- Time limit: 1.00 s
- Memory limit: 512 MB
You are playing a game that consists of n rooms and m tunnels between them. Each room has a letter that you can collect.
Your task is to move from room 1 to room n and collect one letter H, two letters I and one letter T during your journey. You can collect the letters in any order. What is the minimum length of such a path?
Input
The first input line has two integers n and m: the number of rooms and tunnels. The rooms are numbered 1,2,\dots,n.
The second line has n characters c_1 c_2 \dots c_n: the letter (A–Z) in each room.

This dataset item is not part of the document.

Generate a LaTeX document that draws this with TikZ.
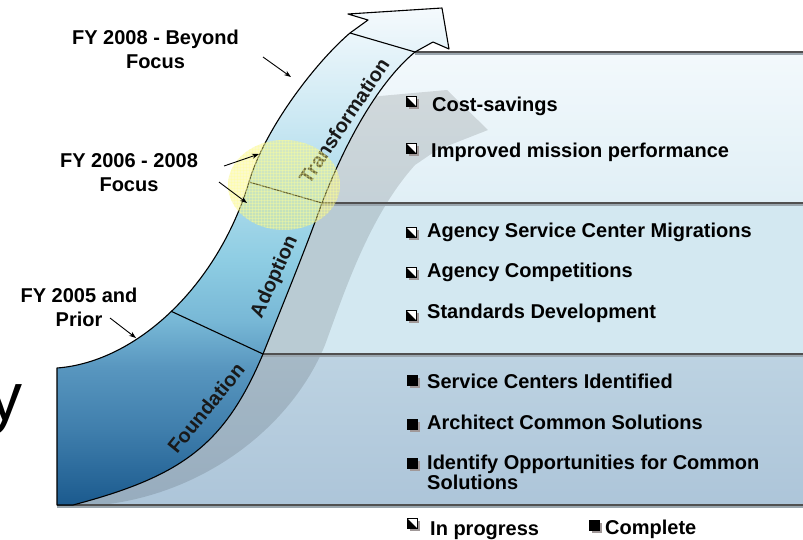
\documentclass[tikz,border=0pt]{standalone}
\usepackage{fontspec}
\setmainfont{Liberation Sans}
\usetikzlibrary{arrows.meta,shadows,patterns}
\definecolor{boxtopA}{HTML}{F3F9FC}
\definecolor{boxtopB}{HTML}{E0EFF6}
\definecolor{boxmid}{HTML}{D3E8F1}
\definecolor{boxbotA}{HTML}{BDD3E2}
\definecolor{boxbotB}{HTML}{ADC5D9}
\definecolor{bandA}{HTML}{1B5A8E}
\definecolor{bandB}{HTML}{3F7EAC}
\definecolor{bandC}{HTML}{5896BF}
\definecolor{bandD}{HTML}{78B8D6}
\definecolor{bandE}{HTML}{8ECDE3}
\definecolor{bandF}{HTML}{A9D9EA}
\definecolor{bandG}{HTML}{CBE8F3}
\definecolor{bandH}{HTML}{F5FAFD}
\definecolor{sepgray}{HTML}{505050}
\definecolor{sepshade}{HTML}{9AA6AE}
\definecolor{bulletshade}{HTML}{A09898}
\definecolor{glow}{HTML}{F6F37A}
\definecolor{glowgrid}{HTML}{FFFF9A}
\pgfdeclareverticalshading{bandshade}{100bp}{color(0bp)=(bandA); color(25bp)=(bandA); color(32.5bp)=(bandB); color(38.8bp)=(bandC); color(43.6bp)=(bandD); color(49.6bp)=(bandE); color(55.7bp)=(bandF); color(63.7bp)=(bandG); color(75bp)=(bandH); color(100bp)=(bandH)}
\tikzset{
  lbl/.style={font=\bfseries\fontsize{20}{24}\selectfont, align=center, inner sep=0pt, anchor=north},
  item/.style={font=\bfseries\fontsize{20}{24}\selectfont, inner sep=0pt, anchor=base west},
  phase/.style={font=\bfseries\fontsize{20}{24}\selectfont, inner sep=0pt, text=black!90},
  pointer/.style={-{Stealth[length=7pt,width=5pt]}, line width=0.9pt},
  sepline/.style={draw=sepgray, line width=1.8pt},
  sepshadow/.style={draw=sepshade, line width=1.2pt},
  bandline/.style={draw=black, line width=1.1pt},
  progbox/.style={minimum size=10pt, inner sep=0pt, draw=black, line width=0.9pt, fill=white,
    drop shadow={shadow xshift=2.5pt, shadow yshift=-2.5pt, fill=bulletshade, opacity=1},
    path picture={\fill[black] (path picture bounding box.north west) -- (path picture bounding box.south west) -- (path picture bounding box.south east) -- cycle;}},
  donebox/.style={minimum size=10pt, inner sep=0pt, draw=black, line width=0.9pt, fill=black,
    drop shadow={shadow xshift=2.5pt, shadow yshift=-2.5pt, fill=bulletshade, opacity=1}}
}
\begin{document}
\begin{tikzpicture}[x=1pt,y=-1pt]
\useasboundingbox (0,0) rectangle (803,539);
\clip (0,0) rectangle (803,539);

% large cut-off letter
\node[font=\fontsize{68}{68}\selectfont, inner sep=0pt, anchor=base west] (ybig) at (-12,420) {y};

% boxes, right of the inner curve
\begin{scope}
  \clip (73,505) .. controls (183,476) and (225,444) .. (263,354)
        .. controls (283,304) and (304,253) .. (322,203)
        .. controls (347,138) and (380,81) .. (415,52)
        -- (810,52) -- (810,505) -- cycle;
  \shade[top color=boxtopA, bottom color=boxtopB] (0,52) rectangle (810,203);
  \fill[boxmid] (0,203) rectangle (810,354);
  \shade[top color=boxbotA, bottom color=boxbotB] (0,354) rectangle (810,505);
\end{scope}

% shadow arrow
\fill[black, opacity=0.12] (65,505) -- (100,505)
  .. controls (200,495) and (290,430) .. (325,345)
  .. controls (345,290) and (370,215) .. (415,165)
  -- (437,150) -- (488,130) -- (447,90) -- (380,96) -- (360,100)
  .. controls (330,160) and (300,240) .. (280,290)
  .. controls (250,370) and (180,470) .. (65,505) -- cycle;

% separators
\coordinate (s0) at (57,505);
\coordinate (s0e) at (810,505);
\coordinate (s1) at (263,354);
\coordinate (s1e) at (810,354);
\coordinate (s2) at (322,203);
\coordinate (s2e) at (810,203);
\coordinate (s3) at (415,52);
\coordinate (s3e) at (810,52);
\draw[sepshadow] ([yshift=-2pt]s0) -- ([yshift=-2pt]s0e);
\draw[sepshadow] ([yshift=-2pt]s1) -- ([yshift=-2pt]s1e);
\draw[sepshadow] ([yshift=-2pt]s2) -- ([yshift=-2pt]s2e);
\draw[sepshadow] ([yshift=-2pt]s3) -- ([yshift=-2pt]s3e);
\draw[sepline] (s0) -- (s0e);
\draw[sepline] (s1) -- (s1e);
\draw[sepline] (s2) -- (s2e);
\draw[sepline] (s3) -- (s3e);

% the band
\path[shading=bandshade, bandline, line join=round]
  (57,505) -- (57,368)
  .. controls (137,362) and (218,285) .. coordinate[pos=0.5] (o1) (249,182)
  .. controls (265,128) and (316,62) .. (350,33)
  -- (368,20) -- (348,14) -- (442,8) -- (449,49) -- (433,42) -- (415,52)
  .. controls (380,81) and (347,138) .. (322,203)
  .. controls (304,253) and (283,304) .. (263,354)
  .. controls (225,444) and (183,476) .. (73,505) -- cycle;
\coordinate (o2) at (249,182);
\coordinate (o3) at (350,33);
\draw[bandline] (o1) -- (s1);
\draw[bandline] (o2) -- (s2);
\draw[bandline] (o3) -- (s3);

% phase labels
\node[phase, rotate=50.8] (found) at (206,408) {Foundation};
\node[phase, rotate=65.8] (adopt) at (275,277) {Adoption};
\node[phase, rotate=56.3] (trans) at (344,121) {Transformation};

% highlight
\fill[glow, opacity=0.4] (284,185) ellipse [x radius=56pt, y radius=45pt];
\fill[pattern=grid, pattern color=glowgrid, opacity=0.35] (284,185) ellipse [x radius=56pt, y radius=45pt];

% left labels and pointers
\node[lbl] (fy08) at (155.5,30) {FY 2008 - Beyond\\Focus};
\node[lbl] (fy06) at (129,153) {FY 2006 - 2008\\Focus};
\node[lbl] (fy05) at (79,288) {FY 2005 and\\Prior};
\coordinate (p1a) at (263,57);  \coordinate (p1b) at (291,77);
\coordinate (p2a) at (224,166); \coordinate (p2b) at (259,154);
\coordinate (p3a) at (219,182); \coordinate (p3b) at (247,203);
\coordinate (p4a) at (110,318); \coordinate (p4b) at (136,338);
\draw[pointer] (p1a) -- (p1b);
\draw[pointer] (p2a) -- (p2b);
\draw[pointer] (p3a) -- (p3b);
\draw[pointer] (p4a) -- (p4b);

% items
\node[progbox] (b1) at (411,101) {};
\node[item] (t1) at (432,111) {Cost-savings};
\node[progbox] (b2) at (411,148) {};
\node[item] (t2) at (431,157) {Improved mission performance};
\node[progbox] (b3) at (411,232) {};
\node[item] (t3) at (427,237) {Agency Service Center Migrations};
\node[progbox] (b4) at (411,272) {};
\node[item] (t4) at (427,277) {Agency Competitions};
\node[progbox] (b5) at (411,315) {};
\node[item] (t5) at (427,318) {Standards Development};
\node[donebox] (b6) at (412,380) {};
\node[item] (t6) at (427,388) {Service Centers Identified};
\node[donebox] (b7) at (412,424) {};
\node[item] (t7) at (427,429) {Architect Common Solutions};
\node[donebox] (b8) at (412,463) {};
\node[item, anchor=north west, align=left, font=\bfseries\fontsize{20}{18}\selectfont] (t8) at (427,455) {Identify Opportunities for Common\\Solutions};

% legend
\node[progbox] (lg1) at (412,523) {};
\node[item] (lt1) at (430,535) {In progress};
\node[donebox] (lg2) at (594,525) {};
\node[item] (lt2) at (605,534) {Complete};
\end{tikzpicture}
\end{document}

Finally, there are m lines that describe the tunnels. Each line has two integers a and b: there is a tunnel between rooms a and b.
Output
Print one integer: the minimum length of a valid path from room 1 to room n. If there is no such path, print "IMPOSSIBLE".
Constraints
- 1 \le n \le 100
- 0 \le m \le 5000
Example 1
Input:
5 6 ITHXI 1 2 1 3 1 4 3 4 3 5 4 5
Output:
4
Explanation: An optimal path is 1 \rightarrow 2 \rightarrow 1 \rightarrow 3 \rightarrow 5.
Example 2
Input:
3 2 HIT 1 2 2 3
Output:
IMPOSSIBLE
Explanation: Only one letter I is available, so you can't win the game.